В первую же ночь я пробудилась от непонятного шума.
Бросившись к выключателю, наткнулась на стучащую
зубами тетю Лялю — тттам… там… — от ножки ее кровати
наискосок двигалась цепочка упитанных Blatta
orientalis, попросту говоря, тропических черных тараканов.
Это было похоже на исход, великое переселение
народов.
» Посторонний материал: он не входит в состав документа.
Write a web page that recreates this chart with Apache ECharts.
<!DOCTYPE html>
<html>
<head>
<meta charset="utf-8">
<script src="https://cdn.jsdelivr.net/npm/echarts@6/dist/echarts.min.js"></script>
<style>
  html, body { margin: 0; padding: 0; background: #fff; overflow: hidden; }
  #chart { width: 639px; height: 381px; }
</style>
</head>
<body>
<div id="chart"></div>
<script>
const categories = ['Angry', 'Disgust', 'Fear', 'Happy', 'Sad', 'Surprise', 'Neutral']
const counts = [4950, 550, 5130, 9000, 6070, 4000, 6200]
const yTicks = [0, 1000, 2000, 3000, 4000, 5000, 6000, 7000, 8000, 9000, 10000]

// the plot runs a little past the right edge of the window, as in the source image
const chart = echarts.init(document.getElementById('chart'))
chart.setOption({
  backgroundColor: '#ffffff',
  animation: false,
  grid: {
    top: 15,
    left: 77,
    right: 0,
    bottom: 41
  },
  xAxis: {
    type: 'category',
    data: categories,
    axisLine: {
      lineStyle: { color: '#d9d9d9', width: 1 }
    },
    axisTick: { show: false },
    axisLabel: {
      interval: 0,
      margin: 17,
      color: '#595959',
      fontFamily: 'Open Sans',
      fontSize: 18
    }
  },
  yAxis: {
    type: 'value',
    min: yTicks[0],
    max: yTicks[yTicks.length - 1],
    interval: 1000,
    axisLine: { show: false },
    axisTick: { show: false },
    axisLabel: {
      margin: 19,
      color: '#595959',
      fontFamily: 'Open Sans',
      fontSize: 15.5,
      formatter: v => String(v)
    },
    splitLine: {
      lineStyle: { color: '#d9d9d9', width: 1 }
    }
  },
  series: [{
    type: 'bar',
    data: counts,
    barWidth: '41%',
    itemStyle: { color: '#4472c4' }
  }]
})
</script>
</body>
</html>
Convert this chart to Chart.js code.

Процессия двигалась медленно, но не сбивалась
с курса, — тараканы явно знали, куда и зачем шли.

Что интересно, при появлении квартирных хозяев
хитрые твари не высовывались из своих нор, — изображая
разведенными в стороны руками их величину, тетя
выуживала из глубин памяти давно забытые слова, —
голос ее дрожал, а из глаз текли слезы, но супруги Розенфельд
снисходительно посмеивались над чудачествами
этих «русских». Да, да, невзирая на идиш, мы все равно
оставались для них чужими, не знающими основного
закона ближневосточных джунглей, — выживает тот,
кто пришел первым.

Израиль — страна чудес, — не уставала повторять моя
тетя. Она приходила в детский восторг при виде сочной
январской зелени, — пальм, кокосов, сверкающих автобусов,
— огромному мрачному арабу, швыряющему
на весы груду цитрусов, на чистейшем русском языке
она объяснила, как нехорошо обвешивать покупателей,
тем более своих, — ну, вы понимаете, еврей еврея, — на
что араб, просияв, ответил сложноподчиненной конструкцией,
состоящей из весьма оригинально отобранных
русских выражений, и что вы думаете, осталась ли
в накладе моя дорогая тетя, сорок лет проработавшая
инженером на советском предприятии?

Гефилте фиш и салат оливье, Новый год и Рош-ашана,
международный женский день и марокканская
Мимуна8, маца и сдоба, перченые шарики фалафеля
и морковный цимес, фрейлахс, сальса и тяжелый рок,
синеватые деруны и пряная кусбара, кофе по-турецки,
узбекский плов и кисло-сладкое жаркое — все это чудесным
образом уживалось в съемных апартаментах на
Цалах Шалом, 66. Удивительно, но никто так и не запомнил
тот знаменательный день и час, когда тропические
тараканы, будто сговорившись, навсегда покинули наш
дом. Видимо, это был второй закон ближневосточных
джунглей. Совсем не так давно меня разбудили вопли
из квартиры напротив, — туда вселились новые, совсем
свежие репатрианты, то ли из Аргентины, то ли из Бразилии,
кстати, прекрасно понимающие идиш моей тети
Ляли.


1 Хамсин — горячий воздух пустыни, «ломается» обычно к вечеру
(иврит).

2 Тахана мерказит — центральная автобусная станция (иврит).

3 Музыка мизрахи — восточная музыка (иврит).

4 Ваадбайт — управдом (иврит).

5 Маколет — гастроном (иврит).

6 Омманут — искусство (иврит).

7 Моцей шабат — на исходе субботы (иврит).

8 Мимуна — последний день Песаха (иврит).